Der Schäferhund heißt Blondi und schielt, der Streber schaut dem Pfarrer zum Verwechseln ähnlich, die Wimmerl des geschäftstüchtigen Schülers platzen und ergießen sich, wenn er gar arg erregt ist und schiach sind sowieso alle.

Regie bei „Rotzbub — der Deix Film“ führt mit Marcus H. Rosenmüller („Wer früher stirbt ist länger tot“) ein Garant für urige Unterhaltung. Gemeinsam mit Animationsdirektor Santiago López Joverdas erweckt er die Österreicher des Manfred Deix zum Leben, das Drehbuch wurde noch zeitlebens von Deix abgesegnet. Der Zeichner der österreichischen Seele verstarb 2016.

Fans von Deix‘ derbem Stil werden sich über das Wiedersehen mit den unverkennbaren Figuren freuen, die Geschichte des Films ist schnell erzählt: Der Rotzbub ist Sohn des Dorfwirten in Siegheilkirchen, seine Zukunft somit besiegelt. Am Rathaus prangt noch eine halbes Hakenkreuz, den rechten Arm von manchem Bewohner reißt es gern in die Höhe, obwohl im niederösterreichischen Nirgendwo auch schon ein Jahr in den 1960ern herrscht, aber eben auch noch das alte Gedankengut.

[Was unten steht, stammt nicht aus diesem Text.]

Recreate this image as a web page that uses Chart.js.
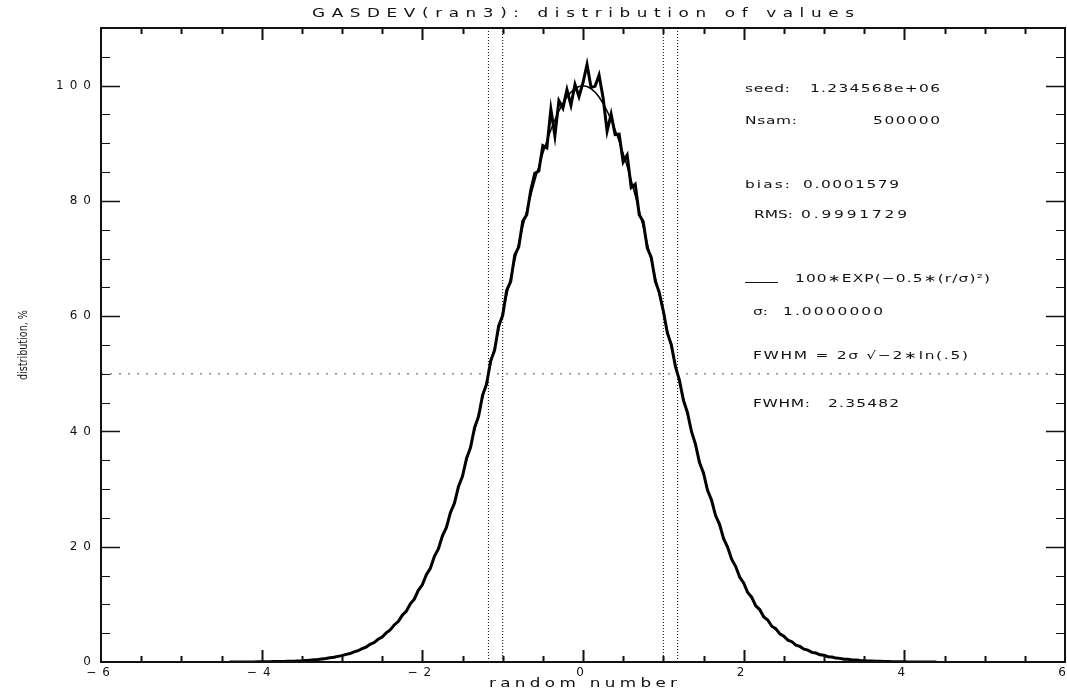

Das Universum des Manfred Deix lebt!

Der kleine Deix kann gut zeichnen, das bringt seinen Schulkollegen schnelle Skizzen von großen Busen und ihm einen Nebenverdienst, den er auch gleich mal im ersten Bier anlegt. Als ein „Zigeuner“-Mädchen (ja, wir befinden uns in den 1960er-Jahren inklusive der damals üblichen Sprache) das Herz des Rotzbuben erobert, versucht der einen geplanten Anschlag der Alt-Nazis zu verhindern und widersetzt sich allem, als er die beobachteten Triebe des Dorfes öffentlich macht — und sein Talent.

Viele, viele wogende Busen, saufende Kinder, Rassisten und Fäkalwitze … Rosenmüller lässt nichts aus, das Deix-Universum lebt! Es braucht jedoch ein bisschen Zeit und Geduld, in dieses Universum einzutauchen, den teils etwas ungelenken Figuren zu folgen, und auch die Geschichte kommt nur langsam in Fahrt. Nett ist es hingegen, die vielen Schauspieler zu erkennen, die den Deix-Leuten hervorragend ihre Stimmen leihen: mit dabei u.a. Wolfgang Böck, Adele Neuhauser und Bilderbuch-Frontmann Maurice Ernst.

„Rotzbub“ ist eine Hommage an einen Künstler geworden, der die grobe Axt der feinen Klinge immer vorgezogen hat. So macht das auch der Film. Wenn auch die Übersetzungen von Karikaturen in bewegte Bilder nicht an allen Stellen gut gelingt, die Botschaft tut es.